-- START OF Material shown --
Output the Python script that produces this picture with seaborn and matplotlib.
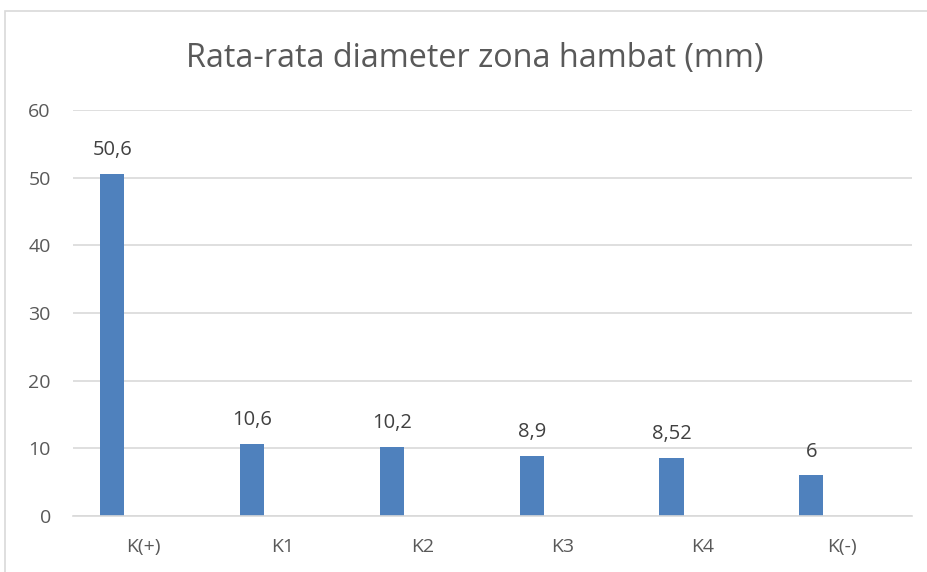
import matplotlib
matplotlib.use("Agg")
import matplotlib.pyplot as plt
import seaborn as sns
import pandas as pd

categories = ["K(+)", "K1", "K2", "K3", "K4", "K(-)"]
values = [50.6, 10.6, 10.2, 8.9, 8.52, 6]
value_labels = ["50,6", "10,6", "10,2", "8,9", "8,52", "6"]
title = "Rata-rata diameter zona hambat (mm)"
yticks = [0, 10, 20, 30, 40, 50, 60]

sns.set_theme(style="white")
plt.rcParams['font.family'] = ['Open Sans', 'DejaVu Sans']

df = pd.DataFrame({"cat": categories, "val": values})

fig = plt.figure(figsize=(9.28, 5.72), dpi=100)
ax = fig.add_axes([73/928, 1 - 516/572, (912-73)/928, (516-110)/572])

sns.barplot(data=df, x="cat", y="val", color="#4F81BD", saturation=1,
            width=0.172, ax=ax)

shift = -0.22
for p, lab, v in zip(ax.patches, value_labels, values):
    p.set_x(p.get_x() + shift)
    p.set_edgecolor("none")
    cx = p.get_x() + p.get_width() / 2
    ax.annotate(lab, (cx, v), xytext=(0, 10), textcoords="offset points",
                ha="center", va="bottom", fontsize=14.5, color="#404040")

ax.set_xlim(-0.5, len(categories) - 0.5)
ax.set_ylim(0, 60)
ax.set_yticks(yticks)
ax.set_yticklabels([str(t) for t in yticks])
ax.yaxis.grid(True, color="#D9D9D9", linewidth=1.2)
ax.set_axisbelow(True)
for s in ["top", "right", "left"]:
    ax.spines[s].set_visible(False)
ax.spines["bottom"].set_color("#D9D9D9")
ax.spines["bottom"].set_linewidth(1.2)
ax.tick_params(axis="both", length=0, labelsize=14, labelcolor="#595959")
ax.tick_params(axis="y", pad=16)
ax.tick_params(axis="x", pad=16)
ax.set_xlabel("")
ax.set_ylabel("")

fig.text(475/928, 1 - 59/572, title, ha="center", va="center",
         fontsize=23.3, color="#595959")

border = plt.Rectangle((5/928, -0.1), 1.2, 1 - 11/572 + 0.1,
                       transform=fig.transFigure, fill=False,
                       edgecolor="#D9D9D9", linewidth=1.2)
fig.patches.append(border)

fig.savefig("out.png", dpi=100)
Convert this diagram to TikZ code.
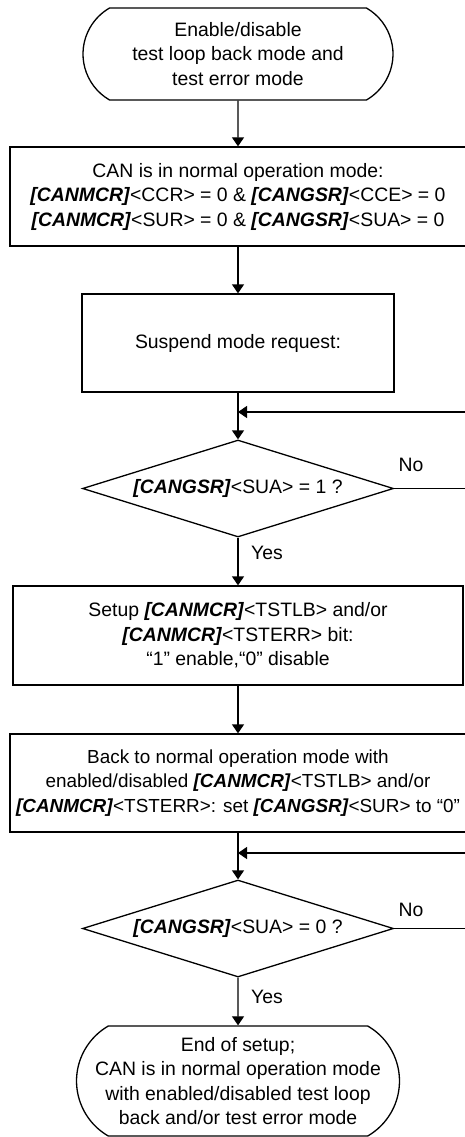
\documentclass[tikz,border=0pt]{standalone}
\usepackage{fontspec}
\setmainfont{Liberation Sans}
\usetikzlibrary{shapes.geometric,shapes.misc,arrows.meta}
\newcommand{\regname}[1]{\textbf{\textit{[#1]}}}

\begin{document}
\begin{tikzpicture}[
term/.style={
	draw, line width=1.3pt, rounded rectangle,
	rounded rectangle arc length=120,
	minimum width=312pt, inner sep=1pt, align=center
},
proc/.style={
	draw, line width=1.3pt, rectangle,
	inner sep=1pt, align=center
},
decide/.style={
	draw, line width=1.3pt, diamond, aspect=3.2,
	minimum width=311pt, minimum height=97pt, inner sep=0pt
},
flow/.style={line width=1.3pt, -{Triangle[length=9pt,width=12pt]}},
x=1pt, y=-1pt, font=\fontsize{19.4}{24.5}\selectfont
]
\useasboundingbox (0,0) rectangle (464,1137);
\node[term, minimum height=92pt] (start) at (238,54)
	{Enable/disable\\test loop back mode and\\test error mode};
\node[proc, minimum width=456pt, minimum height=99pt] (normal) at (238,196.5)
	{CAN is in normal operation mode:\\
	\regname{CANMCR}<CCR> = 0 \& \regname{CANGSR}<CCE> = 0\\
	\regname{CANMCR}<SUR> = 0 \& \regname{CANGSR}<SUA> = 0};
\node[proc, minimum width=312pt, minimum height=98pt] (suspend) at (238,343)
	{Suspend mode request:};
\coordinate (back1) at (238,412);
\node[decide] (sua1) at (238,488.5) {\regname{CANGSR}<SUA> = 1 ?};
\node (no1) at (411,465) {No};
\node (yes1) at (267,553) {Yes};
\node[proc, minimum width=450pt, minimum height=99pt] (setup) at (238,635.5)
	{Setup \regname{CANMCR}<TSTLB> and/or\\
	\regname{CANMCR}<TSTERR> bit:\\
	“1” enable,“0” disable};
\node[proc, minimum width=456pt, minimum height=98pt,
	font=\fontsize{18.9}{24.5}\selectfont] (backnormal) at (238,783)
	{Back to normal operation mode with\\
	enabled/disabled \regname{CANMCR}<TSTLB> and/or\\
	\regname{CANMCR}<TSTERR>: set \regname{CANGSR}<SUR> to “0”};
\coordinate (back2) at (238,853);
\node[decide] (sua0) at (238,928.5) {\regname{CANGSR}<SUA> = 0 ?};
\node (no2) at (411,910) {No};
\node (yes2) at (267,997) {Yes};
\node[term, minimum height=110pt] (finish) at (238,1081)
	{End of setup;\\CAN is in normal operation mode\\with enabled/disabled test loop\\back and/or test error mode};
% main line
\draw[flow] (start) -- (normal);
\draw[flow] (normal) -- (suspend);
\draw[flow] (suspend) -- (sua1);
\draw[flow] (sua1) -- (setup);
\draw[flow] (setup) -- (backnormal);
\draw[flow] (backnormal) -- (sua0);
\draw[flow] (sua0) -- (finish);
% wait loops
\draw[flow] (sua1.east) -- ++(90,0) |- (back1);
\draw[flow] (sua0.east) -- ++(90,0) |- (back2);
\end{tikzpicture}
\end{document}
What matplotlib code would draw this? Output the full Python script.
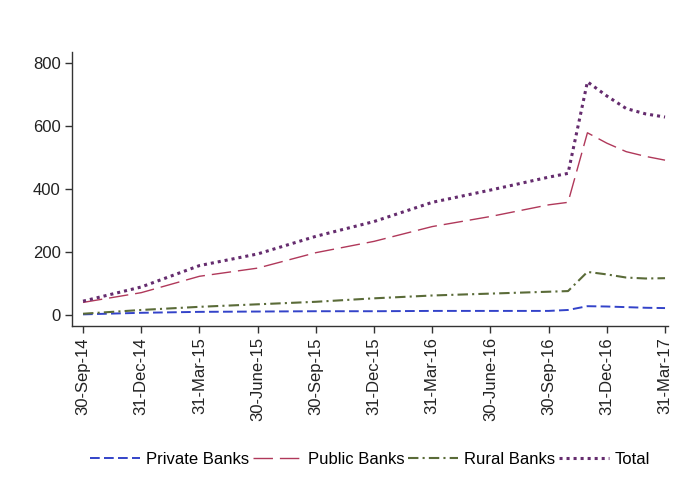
-- END OF Material shown --
_Task to complete:_ Transcribe the records above exactly as they appear, leaving out any pictures.

_Correct response:_
Output the Python script that produces this picture with seaborn and matplotlib.
import matplotlib
matplotlib.use("Agg")
import matplotlib.pyplot as plt
import seaborn as sns
import pandas as pd

categories = ["K(+)", "K1", "K2", "K3", "K4", "K(-)"]
values = [50.6, 10.6, 10.2, 8.9, 8.52, 6]
value_labels = ["50,6", "10,6", "10,2", "8,9", "8,52", "6"]
title = "Rata-rata diameter zona hambat (mm)"
yticks = [0, 10, 20, 30, 40, 50, 60]

sns.set_theme(style="white")
plt.rcParams['font.family'] = ['Open Sans', 'DejaVu Sans']

df = pd.DataFrame({"cat": categories, "val": values})

fig = plt.figure(figsize=(9.28, 5.72), dpi=100)
ax = fig.add_axes([73/928, 1 - 516/572, (912-73)/928, (516-110)/572])

sns.barplot(data=df, x="cat", y="val", color="#4F81BD", saturation=1,
            width=0.172, ax=ax)

shift = -0.22
for p, lab, v in zip(ax.patches, value_labels, values):
    p.set_x(p.get_x() + shift)
    p.set_edgecolor("none")
    cx = p.get_x() + p.get_width() / 2
    ax.annotate(lab, (cx, v), xytext=(0, 10), textcoords="offset points",
                ha="center", va="bottom", fontsize=14.5, color="#404040")

ax.set_xlim(-0.5, len(categories) - 0.5)
ax.set_ylim(0, 60)
ax.set_yticks(yticks)
ax.set_yticklabels([str(t) for t in yticks])
ax.yaxis.grid(True, color="#D9D9D9", linewidth=1.2)
ax.set_axisbelow(True)
for s in ["top", "right", "left"]:
    ax.spines[s].set_visible(False)
ax.spines["bottom"].set_color("#D9D9D9")
ax.spines["bottom"].set_linewidth(1.2)
ax.tick_params(axis="both", length=0, labelsize=14, labelcolor="#595959")
ax.tick_params(axis="y", pad=16)
ax.tick_params(axis="x", pad=16)
ax.set_xlabel("")
ax.set_ylabel("")

fig.text(475/928, 1 - 59/572, title, ha="center", va="center",
         fontsize=23.3, color="#595959")

border = plt.Rectangle((5/928, -0.1), 1.2, 1 - 11/572 + 0.1,
                       transform=fig.transFigure, fill=False,
                       edgecolor="#D9D9D9", linewidth=1.2)
fig.patches.append(border)

fig.savefig("out.png", dpi=100)
Convert this diagram to TikZ code.
\documentclass[tikz,border=0pt]{standalone}
\usepackage{fontspec}
\setmainfont{Liberation Sans}
\usetikzlibrary{shapes.geometric,shapes.misc,arrows.meta}
\newcommand{\regname}[1]{\textbf{\textit{[#1]}}}

\begin{document}
\begin{tikzpicture}[
term/.style={
	draw, line width=1.3pt, rounded rectangle,
	rounded rectangle arc length=120,
	minimum width=312pt, inner sep=1pt, align=center
},
proc/.style={
	draw, line width=1.3pt, rectangle,
	inner sep=1pt, align=center
},
decide/.style={
	draw, line width=1.3pt, diamond, aspect=3.2,
	minimum width=311pt, minimum height=97pt, inner sep=0pt
},
flow/.style={line width=1.3pt, -{Triangle[length=9pt,width=12pt]}},
x=1pt, y=-1pt, font=\fontsize{19.4}{24.5}\selectfont
]
\useasboundingbox (0,0) rectangle (464,1137);
\node[term, minimum height=92pt] (start) at (238,54)
	{Enable/disable\\test loop back mode and\\test error mode};
\node[proc, minimum width=456pt, minimum height=99pt] (normal) at (238,196.5)
	{CAN is in normal operation mode:\\
	\regname{CANMCR}<CCR> = 0 \& \regname{CANGSR}<CCE> = 0\\
	\regname{CANMCR}<SUR> = 0 \& \regname{CANGSR}<SUA> = 0};
\node[proc, minimum width=312pt, minimum height=98pt] (suspend) at (238,343)
	{Suspend mode request:};
\coordinate (back1) at (238,412);
\node[decide] (sua1) at (238,488.5) {\regname{CANGSR}<SUA> = 1 ?};
\node (no1) at (411,465) {No};
\node (yes1) at (267,553) {Yes};
\node[proc, minimum width=450pt, minimum height=99pt] (setup) at (238,635.5)
	{Setup \regname{CANMCR}<TSTLB> and/or\\
	\regname{CANMCR}<TSTERR> bit:\\
	“1” enable,“0” disable};
\node[proc, minimum width=456pt, minimum height=98pt,
	font=\fontsize{18.9}{24.5}\selectfont] (backnormal) at (238,783)
	{Back to normal operation mode with\\
	enabled/disabled \regname{CANMCR}<TSTLB> and/or\\
	\regname{CANMCR}<TSTERR>: set \regname{CANGSR}<SUR> to “0”};
\coordinate (back2) at (238,853);
\node[decide] (sua0) at (238,928.5) {\regname{CANGSR}<SUA> = 0 ?};
\node (no2) at (411,910) {No};
\node (yes2) at (267,997) {Yes};
\node[term, minimum height=110pt] (finish) at (238,1081)
	{End of setup;\\CAN is in normal operation mode\\with enabled/disabled test loop\\back and/or test error mode};
% main line
\draw[flow] (start) -- (normal);
\draw[flow] (normal) -- (suspend);
\draw[flow] (suspend) -- (sua1);
\draw[flow] (sua1) -- (setup);
\draw[flow] (setup) -- (backnormal);
\draw[flow] (backnormal) -- (sua0);
\draw[flow] (sua0) -- (finish);
% wait loops
\draw[flow] (sua1.east) -- ++(90,0) |- (back1);
\draw[flow] (sua0.east) -- ++(90,0) |- (back2);
\end{tikzpicture}
\end{document}
What matplotlib code would draw this? Output the full Python script.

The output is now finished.